Trapping DNA using Metallized Nanopores

The decoding of the human genome was a groundbreaking event that opened the path for future effective and highly individualized medical care. However, this technology proved to be expensive and laborious, and very few would benefit from it directly. This led to the development of new technologies that could broaden the technology of DNA sequencing to a larger part of the population; one of such technologies was nanopore sensing. Nanopore research holds the promise of rapid and label-free electrical measurement of nucleobases with minimal sample preparation. Due to their mechanical stability, solid state nanopores have been one of the main avenues the research explores. Yet, without extensive DNA manipulation techniques, the translocation rate of the DNA through the nanopores requires far higher bandwidth than the currently available measurement systems to differentiate between single bases.
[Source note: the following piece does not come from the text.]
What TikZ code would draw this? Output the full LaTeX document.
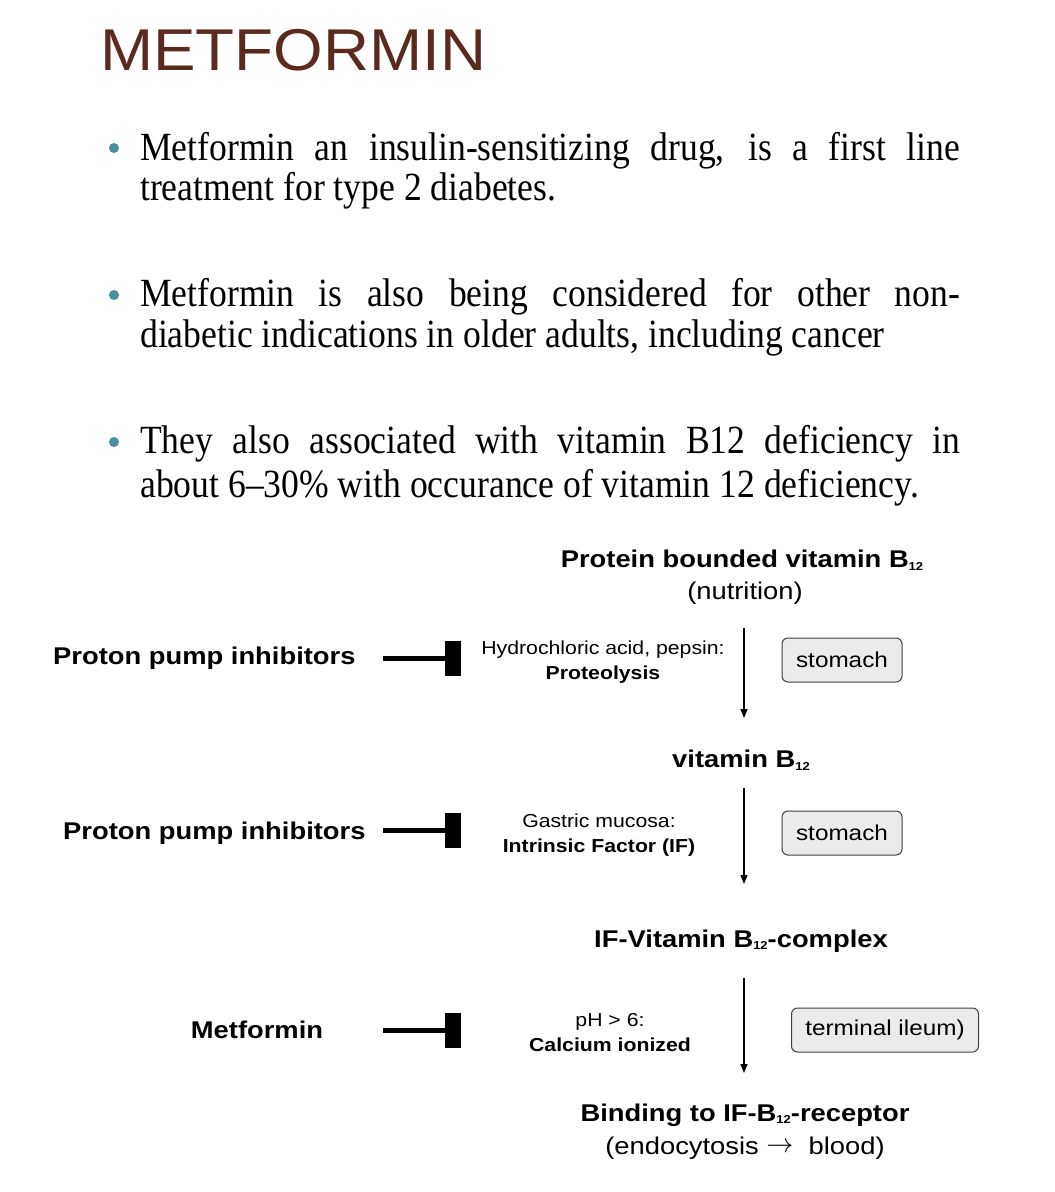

We propose to metalize the inside of a solid state nanopore and use chemically novel techniques to functionalize the metal layer to increase the affinity of the pore to the nucleotides, whereby slowing down the translocation rate and easing the bandwidth requirements.  Metal films are electron beam vapor deposited on to 30nm thick Si₃N₄ and drilled through using electron beam sputtering. Our goal is to detect a slower rate of translocation versus metal-free counterparts. Furthermore, we wish to know by what percentage is the diameter of the nanopore obstructed using the vaporization method to coat the Si₃N₄ layer with different deposition conditions.